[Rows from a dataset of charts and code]
★ ★ ★ ★ ★

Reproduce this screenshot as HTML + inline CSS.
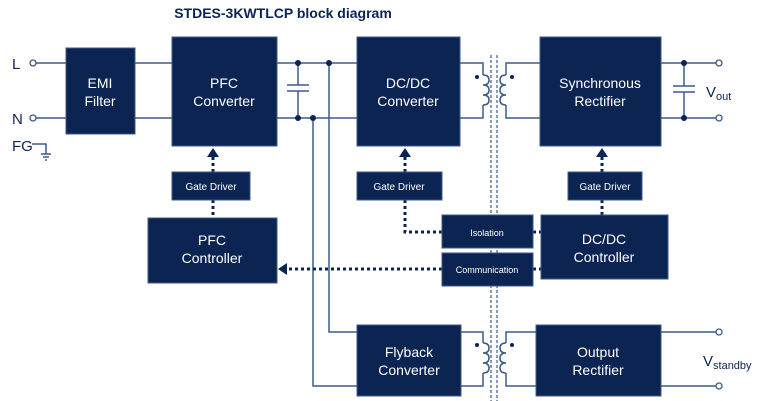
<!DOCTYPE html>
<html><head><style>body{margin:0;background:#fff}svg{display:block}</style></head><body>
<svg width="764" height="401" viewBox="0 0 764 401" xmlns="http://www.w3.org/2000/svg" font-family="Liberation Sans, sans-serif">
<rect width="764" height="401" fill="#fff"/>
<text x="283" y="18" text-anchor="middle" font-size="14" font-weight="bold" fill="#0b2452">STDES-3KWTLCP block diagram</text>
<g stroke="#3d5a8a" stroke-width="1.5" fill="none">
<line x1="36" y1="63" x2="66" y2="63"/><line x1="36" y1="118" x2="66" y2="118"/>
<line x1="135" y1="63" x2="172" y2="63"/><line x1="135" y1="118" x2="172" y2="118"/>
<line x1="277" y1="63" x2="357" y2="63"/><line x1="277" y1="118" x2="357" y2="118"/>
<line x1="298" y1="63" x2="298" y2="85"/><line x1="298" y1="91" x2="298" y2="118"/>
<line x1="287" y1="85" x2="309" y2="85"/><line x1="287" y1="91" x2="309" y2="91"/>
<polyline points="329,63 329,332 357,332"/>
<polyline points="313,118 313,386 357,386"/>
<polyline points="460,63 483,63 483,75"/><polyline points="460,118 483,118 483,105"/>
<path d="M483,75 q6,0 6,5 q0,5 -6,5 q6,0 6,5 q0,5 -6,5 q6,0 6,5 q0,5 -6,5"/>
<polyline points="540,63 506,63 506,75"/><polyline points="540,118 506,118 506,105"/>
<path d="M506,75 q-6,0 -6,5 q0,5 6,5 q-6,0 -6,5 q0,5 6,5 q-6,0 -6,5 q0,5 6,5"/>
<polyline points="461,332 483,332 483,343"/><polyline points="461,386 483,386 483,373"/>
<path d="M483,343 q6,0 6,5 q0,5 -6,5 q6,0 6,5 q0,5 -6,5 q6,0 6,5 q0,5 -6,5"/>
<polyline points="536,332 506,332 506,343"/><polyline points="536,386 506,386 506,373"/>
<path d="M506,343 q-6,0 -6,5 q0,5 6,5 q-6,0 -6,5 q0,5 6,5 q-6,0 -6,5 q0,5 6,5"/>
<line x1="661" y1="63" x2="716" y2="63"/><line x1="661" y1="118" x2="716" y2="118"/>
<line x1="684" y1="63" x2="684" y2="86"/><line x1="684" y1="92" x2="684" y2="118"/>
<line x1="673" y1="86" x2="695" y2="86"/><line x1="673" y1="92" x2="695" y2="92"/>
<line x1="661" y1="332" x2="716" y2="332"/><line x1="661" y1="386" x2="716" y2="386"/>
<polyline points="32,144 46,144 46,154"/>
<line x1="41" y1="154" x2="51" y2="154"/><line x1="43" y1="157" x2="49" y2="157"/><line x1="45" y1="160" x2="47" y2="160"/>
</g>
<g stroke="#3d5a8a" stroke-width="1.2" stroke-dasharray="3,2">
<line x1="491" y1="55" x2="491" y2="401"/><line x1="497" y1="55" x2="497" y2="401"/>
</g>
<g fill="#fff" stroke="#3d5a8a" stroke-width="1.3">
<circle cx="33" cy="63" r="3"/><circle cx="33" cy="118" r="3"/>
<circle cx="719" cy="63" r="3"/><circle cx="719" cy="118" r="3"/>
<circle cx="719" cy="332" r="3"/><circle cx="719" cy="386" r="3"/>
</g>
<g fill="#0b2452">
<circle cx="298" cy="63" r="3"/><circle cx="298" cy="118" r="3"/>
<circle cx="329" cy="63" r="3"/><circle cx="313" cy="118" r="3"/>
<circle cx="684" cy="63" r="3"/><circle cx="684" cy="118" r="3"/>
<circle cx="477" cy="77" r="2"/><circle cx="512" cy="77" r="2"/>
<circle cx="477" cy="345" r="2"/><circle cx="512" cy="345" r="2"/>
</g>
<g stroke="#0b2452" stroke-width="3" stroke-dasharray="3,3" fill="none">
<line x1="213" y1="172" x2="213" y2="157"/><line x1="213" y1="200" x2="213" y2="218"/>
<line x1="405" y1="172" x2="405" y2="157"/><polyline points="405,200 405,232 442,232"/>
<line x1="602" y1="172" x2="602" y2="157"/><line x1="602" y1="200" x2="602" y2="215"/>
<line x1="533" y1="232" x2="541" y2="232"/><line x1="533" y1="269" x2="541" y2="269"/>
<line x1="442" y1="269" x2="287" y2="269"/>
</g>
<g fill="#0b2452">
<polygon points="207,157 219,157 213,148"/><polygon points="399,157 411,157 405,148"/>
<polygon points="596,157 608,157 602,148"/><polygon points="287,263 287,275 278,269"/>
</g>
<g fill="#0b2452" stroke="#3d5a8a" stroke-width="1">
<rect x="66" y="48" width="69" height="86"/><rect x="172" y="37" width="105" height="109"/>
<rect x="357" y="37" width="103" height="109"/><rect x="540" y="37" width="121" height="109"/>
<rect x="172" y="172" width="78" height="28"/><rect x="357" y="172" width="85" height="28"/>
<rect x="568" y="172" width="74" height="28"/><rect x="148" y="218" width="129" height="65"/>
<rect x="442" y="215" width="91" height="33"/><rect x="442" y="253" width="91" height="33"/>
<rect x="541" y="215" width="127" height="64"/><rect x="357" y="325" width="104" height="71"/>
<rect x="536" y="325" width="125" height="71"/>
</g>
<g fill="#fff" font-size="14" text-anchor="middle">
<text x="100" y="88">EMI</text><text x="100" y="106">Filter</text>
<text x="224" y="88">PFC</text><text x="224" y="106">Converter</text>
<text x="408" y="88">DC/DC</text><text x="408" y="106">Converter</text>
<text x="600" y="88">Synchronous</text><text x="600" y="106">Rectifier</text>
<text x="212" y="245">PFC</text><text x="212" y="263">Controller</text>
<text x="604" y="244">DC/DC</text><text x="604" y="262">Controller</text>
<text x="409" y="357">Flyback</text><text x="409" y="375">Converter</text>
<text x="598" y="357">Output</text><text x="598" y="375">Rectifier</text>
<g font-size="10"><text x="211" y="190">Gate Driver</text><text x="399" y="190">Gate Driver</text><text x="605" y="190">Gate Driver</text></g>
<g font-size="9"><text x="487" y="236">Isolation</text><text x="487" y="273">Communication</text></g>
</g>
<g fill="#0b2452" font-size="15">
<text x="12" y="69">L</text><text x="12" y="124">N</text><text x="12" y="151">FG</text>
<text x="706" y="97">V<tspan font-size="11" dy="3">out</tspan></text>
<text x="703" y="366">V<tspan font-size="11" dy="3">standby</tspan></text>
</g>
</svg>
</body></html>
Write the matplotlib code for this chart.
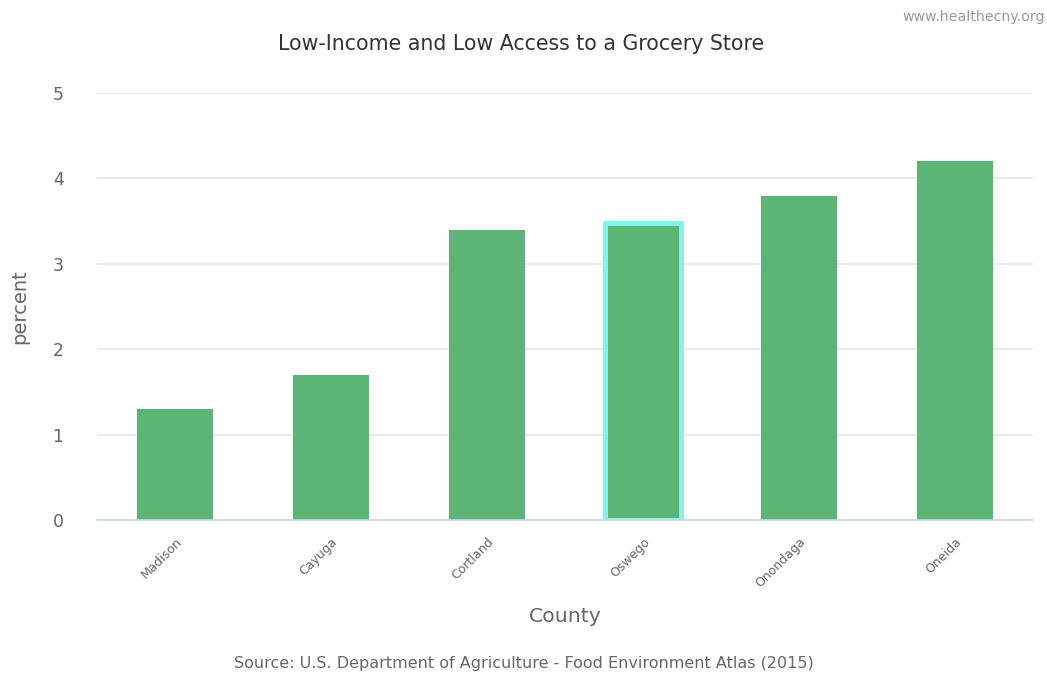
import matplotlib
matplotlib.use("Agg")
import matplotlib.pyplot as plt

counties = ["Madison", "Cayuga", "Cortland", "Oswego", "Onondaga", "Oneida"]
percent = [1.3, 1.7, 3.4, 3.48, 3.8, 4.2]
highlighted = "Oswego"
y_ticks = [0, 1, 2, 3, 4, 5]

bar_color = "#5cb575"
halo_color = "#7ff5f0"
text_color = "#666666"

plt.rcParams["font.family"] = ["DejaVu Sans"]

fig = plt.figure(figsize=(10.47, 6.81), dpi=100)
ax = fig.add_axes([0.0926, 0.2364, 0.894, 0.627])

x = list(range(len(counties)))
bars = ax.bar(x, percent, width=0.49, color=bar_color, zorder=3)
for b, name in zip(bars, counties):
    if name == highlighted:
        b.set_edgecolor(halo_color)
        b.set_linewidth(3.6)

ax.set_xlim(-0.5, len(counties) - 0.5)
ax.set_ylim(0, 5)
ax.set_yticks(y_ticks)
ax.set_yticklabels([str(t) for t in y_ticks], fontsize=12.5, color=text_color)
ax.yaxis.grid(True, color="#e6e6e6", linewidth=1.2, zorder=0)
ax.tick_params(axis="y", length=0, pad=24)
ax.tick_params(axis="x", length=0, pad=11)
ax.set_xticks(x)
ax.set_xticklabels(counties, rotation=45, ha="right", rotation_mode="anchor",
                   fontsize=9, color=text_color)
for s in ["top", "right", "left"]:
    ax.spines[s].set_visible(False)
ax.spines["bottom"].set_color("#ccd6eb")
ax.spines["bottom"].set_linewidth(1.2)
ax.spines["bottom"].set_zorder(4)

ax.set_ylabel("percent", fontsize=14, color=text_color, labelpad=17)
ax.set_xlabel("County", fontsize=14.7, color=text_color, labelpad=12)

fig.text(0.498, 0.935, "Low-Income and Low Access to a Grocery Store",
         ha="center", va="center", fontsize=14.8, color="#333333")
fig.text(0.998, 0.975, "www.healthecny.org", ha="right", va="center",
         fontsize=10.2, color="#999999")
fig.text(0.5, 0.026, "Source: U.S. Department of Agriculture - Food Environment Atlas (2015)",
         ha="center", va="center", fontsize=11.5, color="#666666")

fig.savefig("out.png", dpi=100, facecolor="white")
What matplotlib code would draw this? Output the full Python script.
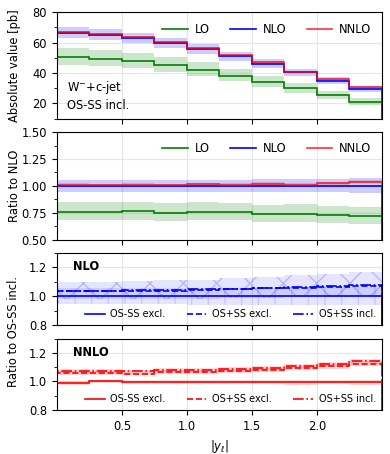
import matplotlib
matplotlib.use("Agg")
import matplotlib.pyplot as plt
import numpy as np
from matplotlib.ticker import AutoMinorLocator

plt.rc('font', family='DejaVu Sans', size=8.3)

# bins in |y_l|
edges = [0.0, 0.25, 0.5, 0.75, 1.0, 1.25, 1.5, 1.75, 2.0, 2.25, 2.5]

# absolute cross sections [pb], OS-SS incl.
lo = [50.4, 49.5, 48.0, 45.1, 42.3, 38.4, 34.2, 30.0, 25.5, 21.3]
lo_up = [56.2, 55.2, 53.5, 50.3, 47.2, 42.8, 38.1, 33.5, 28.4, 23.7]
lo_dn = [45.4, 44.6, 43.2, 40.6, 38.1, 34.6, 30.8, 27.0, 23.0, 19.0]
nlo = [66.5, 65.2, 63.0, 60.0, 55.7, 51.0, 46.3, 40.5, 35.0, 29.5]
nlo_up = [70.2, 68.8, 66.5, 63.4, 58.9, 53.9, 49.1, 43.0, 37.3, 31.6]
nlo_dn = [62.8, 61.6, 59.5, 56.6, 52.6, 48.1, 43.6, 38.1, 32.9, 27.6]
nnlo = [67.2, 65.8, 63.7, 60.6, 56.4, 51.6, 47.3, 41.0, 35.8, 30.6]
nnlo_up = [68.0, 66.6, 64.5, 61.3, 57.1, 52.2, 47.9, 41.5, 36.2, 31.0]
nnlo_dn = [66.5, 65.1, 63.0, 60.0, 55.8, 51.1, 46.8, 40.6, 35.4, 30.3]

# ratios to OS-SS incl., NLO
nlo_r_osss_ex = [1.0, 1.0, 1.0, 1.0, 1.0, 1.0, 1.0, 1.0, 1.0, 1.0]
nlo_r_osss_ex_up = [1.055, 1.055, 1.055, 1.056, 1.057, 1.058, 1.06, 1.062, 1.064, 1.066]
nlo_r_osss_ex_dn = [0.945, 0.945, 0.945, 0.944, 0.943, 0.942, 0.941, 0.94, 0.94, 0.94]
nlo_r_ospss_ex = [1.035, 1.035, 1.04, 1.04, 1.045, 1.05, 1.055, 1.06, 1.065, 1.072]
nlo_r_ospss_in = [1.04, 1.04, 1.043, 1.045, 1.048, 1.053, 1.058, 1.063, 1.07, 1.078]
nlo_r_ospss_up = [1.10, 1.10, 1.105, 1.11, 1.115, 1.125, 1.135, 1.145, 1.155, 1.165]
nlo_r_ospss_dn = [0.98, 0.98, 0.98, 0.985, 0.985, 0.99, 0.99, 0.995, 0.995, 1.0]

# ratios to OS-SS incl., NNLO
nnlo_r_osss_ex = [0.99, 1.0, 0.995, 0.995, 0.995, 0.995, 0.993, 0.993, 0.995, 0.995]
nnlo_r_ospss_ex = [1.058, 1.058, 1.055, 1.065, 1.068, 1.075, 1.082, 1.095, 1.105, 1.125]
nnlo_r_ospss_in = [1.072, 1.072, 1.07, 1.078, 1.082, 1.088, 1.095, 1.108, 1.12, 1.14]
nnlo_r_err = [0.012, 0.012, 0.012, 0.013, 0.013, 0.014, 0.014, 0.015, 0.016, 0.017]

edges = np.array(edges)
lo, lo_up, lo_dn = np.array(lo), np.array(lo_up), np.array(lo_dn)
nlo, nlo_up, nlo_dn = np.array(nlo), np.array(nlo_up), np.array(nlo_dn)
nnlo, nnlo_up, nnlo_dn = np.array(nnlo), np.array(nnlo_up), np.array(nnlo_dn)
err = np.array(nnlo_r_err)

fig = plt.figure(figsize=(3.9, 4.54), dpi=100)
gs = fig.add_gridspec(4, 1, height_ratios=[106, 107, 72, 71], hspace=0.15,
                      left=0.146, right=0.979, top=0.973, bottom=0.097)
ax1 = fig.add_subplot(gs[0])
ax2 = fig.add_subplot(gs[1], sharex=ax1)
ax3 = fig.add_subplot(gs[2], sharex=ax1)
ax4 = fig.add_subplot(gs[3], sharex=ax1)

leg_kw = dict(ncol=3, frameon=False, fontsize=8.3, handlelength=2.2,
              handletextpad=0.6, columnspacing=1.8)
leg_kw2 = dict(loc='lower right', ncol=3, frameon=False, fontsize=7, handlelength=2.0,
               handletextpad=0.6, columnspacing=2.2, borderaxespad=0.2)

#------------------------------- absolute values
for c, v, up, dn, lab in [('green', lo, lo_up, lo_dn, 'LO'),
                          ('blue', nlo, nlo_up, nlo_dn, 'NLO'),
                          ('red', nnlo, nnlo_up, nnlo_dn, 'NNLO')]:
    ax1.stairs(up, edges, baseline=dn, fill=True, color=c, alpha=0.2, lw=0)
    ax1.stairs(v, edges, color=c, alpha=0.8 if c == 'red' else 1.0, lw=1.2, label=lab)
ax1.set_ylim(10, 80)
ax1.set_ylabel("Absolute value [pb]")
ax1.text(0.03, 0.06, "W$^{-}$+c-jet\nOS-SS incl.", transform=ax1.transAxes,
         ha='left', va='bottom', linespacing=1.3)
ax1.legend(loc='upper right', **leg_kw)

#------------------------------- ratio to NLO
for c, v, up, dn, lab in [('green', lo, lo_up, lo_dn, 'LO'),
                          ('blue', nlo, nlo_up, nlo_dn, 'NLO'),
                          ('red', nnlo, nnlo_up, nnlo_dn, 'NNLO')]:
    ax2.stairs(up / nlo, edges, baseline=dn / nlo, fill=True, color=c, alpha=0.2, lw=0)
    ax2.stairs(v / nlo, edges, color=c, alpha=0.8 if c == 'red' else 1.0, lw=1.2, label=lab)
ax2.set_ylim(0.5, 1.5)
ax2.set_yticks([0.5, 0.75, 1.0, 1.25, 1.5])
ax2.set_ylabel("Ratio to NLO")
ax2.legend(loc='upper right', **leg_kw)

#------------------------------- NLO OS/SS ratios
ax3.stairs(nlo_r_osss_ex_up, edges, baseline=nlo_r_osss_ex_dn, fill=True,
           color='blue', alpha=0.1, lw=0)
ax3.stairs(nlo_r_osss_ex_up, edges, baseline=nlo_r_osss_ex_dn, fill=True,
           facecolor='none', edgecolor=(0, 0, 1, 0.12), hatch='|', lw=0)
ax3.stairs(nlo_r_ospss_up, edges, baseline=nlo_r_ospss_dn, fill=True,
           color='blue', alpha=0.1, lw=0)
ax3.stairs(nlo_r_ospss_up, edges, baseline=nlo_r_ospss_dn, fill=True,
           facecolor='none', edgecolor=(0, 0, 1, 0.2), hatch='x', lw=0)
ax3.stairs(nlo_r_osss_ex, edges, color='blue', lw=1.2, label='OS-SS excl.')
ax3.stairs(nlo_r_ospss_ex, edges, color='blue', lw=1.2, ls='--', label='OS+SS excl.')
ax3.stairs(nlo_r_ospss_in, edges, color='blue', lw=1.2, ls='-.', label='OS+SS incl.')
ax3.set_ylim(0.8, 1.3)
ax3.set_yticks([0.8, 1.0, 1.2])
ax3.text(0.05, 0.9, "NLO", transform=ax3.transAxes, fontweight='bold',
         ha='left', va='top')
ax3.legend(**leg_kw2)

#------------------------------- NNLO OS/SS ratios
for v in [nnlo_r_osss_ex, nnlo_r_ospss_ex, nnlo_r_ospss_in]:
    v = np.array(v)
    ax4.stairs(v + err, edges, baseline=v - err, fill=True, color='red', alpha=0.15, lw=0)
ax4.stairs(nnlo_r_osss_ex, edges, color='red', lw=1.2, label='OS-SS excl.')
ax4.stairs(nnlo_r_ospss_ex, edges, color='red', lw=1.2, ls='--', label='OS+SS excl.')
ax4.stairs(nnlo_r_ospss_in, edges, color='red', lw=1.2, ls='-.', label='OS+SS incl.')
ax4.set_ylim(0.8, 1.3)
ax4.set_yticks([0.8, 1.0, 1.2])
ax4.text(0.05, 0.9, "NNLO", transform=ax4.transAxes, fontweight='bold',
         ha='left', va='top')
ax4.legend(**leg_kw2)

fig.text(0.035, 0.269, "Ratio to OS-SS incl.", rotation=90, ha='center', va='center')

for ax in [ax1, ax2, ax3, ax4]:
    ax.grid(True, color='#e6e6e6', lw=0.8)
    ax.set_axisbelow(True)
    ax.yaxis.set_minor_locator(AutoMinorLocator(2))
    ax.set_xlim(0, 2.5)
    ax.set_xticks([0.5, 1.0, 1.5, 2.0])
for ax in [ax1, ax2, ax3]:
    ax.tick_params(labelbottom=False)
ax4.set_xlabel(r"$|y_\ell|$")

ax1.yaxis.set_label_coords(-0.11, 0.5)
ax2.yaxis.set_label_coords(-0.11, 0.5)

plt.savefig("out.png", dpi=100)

★ ★ ★ ★ ★

STATED EXERCISE: Please quote only the span of lines whose first line contains "What matplotlib code" and whose last line contains "0.015, 0.016, 0.017]", leaving every picture out.

COMPLETE RESPONSE:
What matplotlib code would draw this? Output the full Python script.
import matplotlib
matplotlib.use("Agg")
import matplotlib.pyplot as plt
import numpy as np
from matplotlib.ticker import AutoMinorLocator

plt.rc('font', family='DejaVu Sans', size=8.3)

# bins in |y_l|
edges = [0.0, 0.25, 0.5, 0.75, 1.0, 1.25, 1.5, 1.75, 2.0, 2.25, 2.5]

# absolute cross sections [pb], OS-SS incl.
lo = [50.4, 49.5, 48.0, 45.1, 42.3, 38.4, 34.2, 30.0, 25.5, 21.3]
lo_up = [56.2, 55.2, 53.5, 50.3, 47.2, 42.8, 38.1, 33.5, 28.4, 23.7]
lo_dn = [45.4, 44.6, 43.2, 40.6, 38.1, 34.6, 30.8, 27.0, 23.0, 19.0]
nlo = [66.5, 65.2, 63.0, 60.0, 55.7, 51.0, 46.3, 40.5, 35.0, 29.5]
nlo_up = [70.2, 68.8, 66.5, 63.4, 58.9, 53.9, 49.1, 43.0, 37.3, 31.6]
nlo_dn = [62.8, 61.6, 59.5, 56.6, 52.6, 48.1, 43.6, 38.1, 32.9, 27.6]
nnlo = [67.2, 65.8, 63.7, 60.6, 56.4, 51.6, 47.3, 41.0, 35.8, 30.6]
nnlo_up = [68.0, 66.6, 64.5, 61.3, 57.1, 52.2, 47.9, 41.5, 36.2, 31.0]
nnlo_dn = [66.5, 65.1, 63.0, 60.0, 55.8, 51.1, 46.8, 40.6, 35.4, 30.3]

# ratios to OS-SS incl., NLO
nlo_r_osss_ex = [1.0, 1.0, 1.0, 1.0, 1.0, 1.0, 1.0, 1.0, 1.0, 1.0]
nlo_r_osss_ex_up = [1.055, 1.055, 1.055, 1.056, 1.057, 1.058, 1.06, 1.062, 1.064, 1.066]
nlo_r_osss_ex_dn = [0.945, 0.945, 0.945, 0.944, 0.943, 0.942, 0.941, 0.94, 0.94, 0.94]
nlo_r_ospss_ex = [1.035, 1.035, 1.04, 1.04, 1.045, 1.05, 1.055, 1.06, 1.065, 1.072]
nlo_r_ospss_in = [1.04, 1.04, 1.043, 1.045, 1.048, 1.053, 1.058, 1.063, 1.07, 1.078]
nlo_r_ospss_up = [1.10, 1.10, 1.105, 1.11, 1.115, 1.125, 1.135, 1.145, 1.155, 1.165]
nlo_r_ospss_dn = [0.98, 0.98, 0.98, 0.985, 0.985, 0.99, 0.99, 0.995, 0.995, 1.0]

# ratios to OS-SS incl., NNLO
nnlo_r_osss_ex = [0.99, 1.0, 0.995, 0.995, 0.995, 0.995, 0.993, 0.993, 0.995, 0.995]
nnlo_r_ospss_ex = [1.058, 1.058, 1.055, 1.065, 1.068, 1.075, 1.082, 1.095, 1.105, 1.125]
nnlo_r_ospss_in = [1.072, 1.072, 1.07, 1.078, 1.082, 1.088, 1.095, 1.108, 1.12, 1.14]
nnlo_r_err = [0.012, 0.012, 0.012, 0.013, 0.013, 0.014, 0.014, 0.015, 0.016, 0.017]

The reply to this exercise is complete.